The Chouas #Episode 5 Am I the Only One Who Is Like Me?

Video | mov | color and b&w | 48:0 | Belgium | 2018

The Chouas #Episode5 Am I the only one who is like me? (’45) The Chouas started from an old photograph of Saddie Choua’s father and his four brothers. Three of them emigrated to Belgium. One turned back. Two stayed in Morocco. Who made the best choice? The Chouas are an ongoing lifework in episodes, an artwork in which the alienation of the immigrant families in Europe, the self-portraits in the Diaspora, the specters of the homeland are explored in multiple narrative threads and media. It will e.g. refer to soap series and other popular formats and will invite the viewer to discover the structures of stereotypical image-formation, dominant codes and partial histories. Am I The Only One Who Is Like Me? is the fifth episode of The Chouas, through which Saddie Choua depicts her own family, expertly mixing autobiography with fiction and personal and political considerations. With this fifth episode, made up of archive images, film extracts and television sequences, the artist prolongs her interrogation of self, hierarchical systems, the desire to dominate, and power games. Saddie Choua connects her Belgian grandfather with The Bluest Eye, a novel by Toni Morrison. The video reflects her political criticism of inequality. That inequality is rooted in our culture and our economics, whether it is about the situation in a Citroën factory or in the arts. We are governed by people who do not love us. Audre Lorde has said that anger is a force and from it can be drawn knowledge. It is not this anger that disrupts collaboration between ethnicities, between genders, between social classes but rather the refusal to listen to it. Saddie Choua translates this anger into a visual format.

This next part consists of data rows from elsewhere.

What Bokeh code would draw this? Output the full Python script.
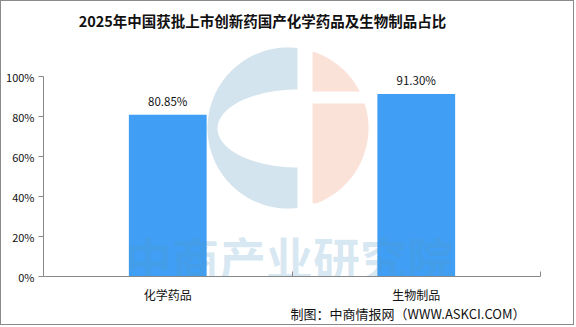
import numpy as np
from bokeh.plotting import figure
from bokeh.models import Range1d, FixedTicker, PrintfTickFormatter, Label, LabelSet, ColumnDataSource
from bokeh.core.properties import value
from bokeh.embed import file_html
from bokeh.resources import INLINE

# ---- data ----
categories = ["化学药品", "生物制品"]
shares = [80.85, 91.30]
share_labels = ["80.85%", "91.30%"]
y_ticks = [0, 20, 40, 60, 80, 100]
title_text = "2025年中国获批上市创新药国产化学药品及生物制品占比"
source_text = "制图：中商情报网（WWW.ASKCI.COM）"
watermark_text = "中商产业研究院"

FONT = "Noto Sans CJK SC"
x_pos = [i + 0.5 for i in range(len(categories))]

# frame spans page x 43..575 and page y 1..326 (1 x-unit = 248.5px, 1 y-unit = 2px)
p = figure(width=574, height=325, output_backend="svg", toolbar_location=None,
           x_range=Range1d(0, 532 / 248.5), y_range=Range1d(-25, 137.5),
           min_border_left=42, min_border_right=0, min_border_top=0, min_border_bottom=0)
p.styles = {"border": "1px solid #8a8a8a"}
p.outline_line_color = None
p.xgrid.visible = False
p.ygrid.visible = False
p.background_fill_color = "white"
p.border_fill_color = "white"

def px(xp):
    return (xp - 43) / 248.5

def py(yp):
    return (276 - yp) / 2

# ---- watermark logo (decoration) ----
cx, cy, r = 287.5, 127.5, 80.5
xcut = 297.0
a0 = np.arctan2(-np.sqrt(r**2 - (xcut - cx) ** 2), xcut - cx)
a1 = np.arctan2(np.sqrt(r**2 - (xcut - cx) ** 2), xcut - cx)
angs = np.linspace(a0, a0 - (2 * np.pi - (a1 - a0)), 80)
bx = list(cx + r * np.cos(angs))
by = list(cy + r * np.sin(angs))
ea, eb, ecy = 80.0, 39.0, 128.0
t = np.linspace(np.pi / 2, 3 * np.pi / 2, 60)
bx += list(xcut + ea * np.cos(t))
by += list(ecy + eb * np.sin(t))
p.patch([px(v) for v in bx], [py(v) for v in by], color="#d3e4ee", line_color=None)

def peach(y0, y1):
    ys = np.linspace(y0, y1, 60)
    ys = ys[np.abs(ys - cy) < r]
    xr = cx + np.sqrt(np.maximum(r**2 - (ys - cy) ** 2, 0))
    ok = xr > 312
    ys, xr = ys[ok], xr[ok]
    xs = list(xr) + [312, 312]
    yy = list(ys) + [ys[-1], ys[0]]
    return [px(v) for v in xs], [py(v) for v in yy]

for (a, b) in [(cy - r, 91), (103, cy + r)]:
    xs, ys = peach(a, b)
    p.patch(xs, ys, color="#fbe2d8", line_color=None)

# ---- bars ----
src = ColumnDataSource(dict(x=x_pos, y=shares, lab=share_labels))
p.vbar(x="x", top="y", width=0.313, bottom=0, source=src, color="#409ff4", line_color=None)

# watermark text on top of bars (clipped at the axis line)
p.text(x=[px(289)], y=[py(256)], text=[watermark_text], text_font=value(FONT),
       text_font_style="bold", text_font_size="47px", text_align="center",
       text_baseline="middle", text_color="#5197c4", text_alpha=0.22)
p.quad(left=[px(30)], right=[px(575)], bottom=[py(330)], top=[0], color="white", line_color=None)

p.add_layout(LabelSet(x="x", y="y", text="lab", source=src, y_offset=14,
                      text_align="center", text_baseline="middle",
                      text_font=value(FONT), text_font_size="11.5px", text_color="#111111"))

# ---- axes ----
yax = p.yaxis[0]
yax.bounds = (0, 100)
yax.ticker = FixedTicker(ticks=y_ticks)
yax.formatter = PrintfTickFormatter(format="%d%%")
yax.axis_line_color = "#888888"
yax.major_tick_line_color = "#888888"
yax.major_tick_out = 5
yax.major_tick_in = 0
yax.minor_tick_line_color = None
yax.major_label_standoff = 4
yax.major_label_text_font = FONT
yax.major_label_text_font_size = "11px"
yax.major_label_text_color = "#111111"

xax = p.xaxis[0]
xax.fixed_location = 0
xax.bounds = (0, 2)
xax.ticker = FixedTicker(ticks=x_pos, minor_ticks=[0, 1, 2])
xax.major_label_overrides = {x: c for x, c in zip(x_pos, categories)}
xax.axis_line_color = "#888888"
xax.major_tick_line_color = None
xax.minor_tick_line_color = "#888888"
xax.minor_tick_in = 5
xax.minor_tick_out = 0
xax.major_label_standoff = 3
xax.major_label_text_font = FONT
xax.major_label_text_font_size = "12px"
xax.major_label_text_color = "#111111"

# ---- title and source ----
p.add_layout(Label(x=px(262), y=py(20), text=title_text, text_align="center",
                   text_baseline="middle", text_font=FONT, text_font_style="bold",
                   text_font_size="14.5px", text_color="#111111"))
p.add_layout(Label(x=px(525), y=py(313), text=source_text, text_align="right",
                   text_baseline="middle", text_font=FONT,
                   text_font_size="13px", text_color="#111111"))

open("out.html", "w").write(file_html(p, INLINE))
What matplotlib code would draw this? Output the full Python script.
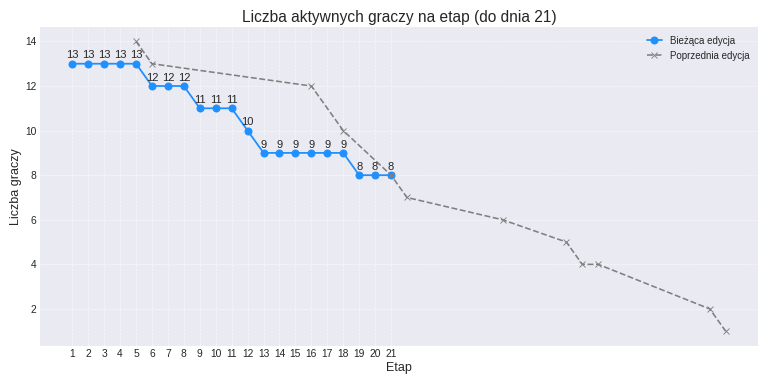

Am I the only one who is like me? This is a question characteristic of Saddie Choua’s life and work. It problematizes the position of the solitary I that is also never disconnected from the other. The power order that conditions the solitary “I”, is another central subject.  Where does this otherness sit in the hierarchy of power? Where is her oppression and exploitation concealed or exoticed? Saddie Choua asks us to think about how we consume images and dialogues about the other and how they affect our self-image and historical consciousness. How can we intervene in the images that write our history and conceal social struggle? She uses meta-documentary tactics, collage, own (material, re-appropriation of popular intercultural formats and autiobiographical elements to put racism, discrimination against women and class and her cats in the spotlight. It is her way of undermining the (visual) language of our media and sharpening the critical and political gaze of her audience. Saddie Choua's work questions the relationship between maker and image. “How to speak and depict differently from a subalternal position, or is it just the concept of ‘the other’ that confines me in dominant images and narratives?” Saddie Choua lives and works in Brussels, Ostend and Lychnaftia. She is a doctoral researcher at RITCS Brussels and a lecturer at Sint Lucas Antwerp and RITCS. She is part of the artist collective ROBIN. She is one of the laureates of the Belgian Art Prize 2020 that was cancelled by the organization because the artists asked to go in dialogue concerning the ethics of the prize.